The Crypto rally is likely standing on its last legs, according to JPMorgan, as stablecoins see a brisk decline in total share of the overall crypto market valuation.
“We had argued previously that the high [of] almost 10% share of stablecoins in total crypto market cap pointed to further upside for crypto markets at the time,” said JPMorgan in a note on Wednesday.
Characteristics such as decentralized, borderless, and censorship-resistant are great for a monetary asset, but huge price swings are not. It is difficult to build a reliable financial system on top of a currency that can lose 50% of its value in a matter of weeks. Bitcoin will likely keep growing and become more stable as time goes on, but in the meantime, an alternative resolution is needed. For that reason, stablecoins were born.
A stablecoin is a cryptocurrency pegged to a stable asset, which significantly reduces its volatility. The biggest stablecoins are pegged to the US dollar, although the mechanism they use to maintain it may differ. Coins like USDT and USDC are backed by dollars in a bank account.
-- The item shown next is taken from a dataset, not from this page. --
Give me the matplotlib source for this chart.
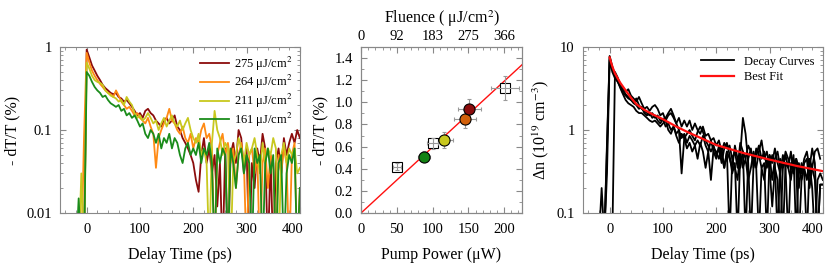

In the case of DAI, several other cryptocurrencies are used as collateral, and UST is backed algorithmically by LUNA. The first stablecoin was introduced back in 2014. Since then, the stablecoin market has grown rapidly and is currently valued at $186 billion.
Apart from being used for savings and international payments, stablecoins work great as a hedge against cryptocurrency volatility. They let you hold a stable asset such as the US dollar without actually leaving the crypto ecosystem. In this way, as retail traders and institutions are getting ready to buy, they often park their cash in stablecoins. This gives them fast and cheap access to any crypto they want.
JPMorgan mentioned, that by watching the market share of stablecoins related to the total crypto market, we can get a sense of what is about to come. They argue growth in the share of stablecoins means a lot of cash on the sidelines ready to enter the market. On the contrary, a shrinking supply means a potential upside is limited.
JPMorgan says this indicator shows the recent crypto price run may be fading. The market share of stablecoins began growing around November 2021 and peaked during February 2022. During this time, 1 out of every 10 dollars in the cryptocurrency market was sitting in stablecoins.
That cash started steadily flowing, as JPMorgan predicted, toward Bitcoin, Ethereum, and most crypto assets during the months of February and March, making prices rise around 30%. During the last couple of weeks, the market share of stablecoins dropped to 7%. While this is still high compared to the negative months of 2021, JPMorgan argues that it may be a sign that the recent bull run is running out of steam.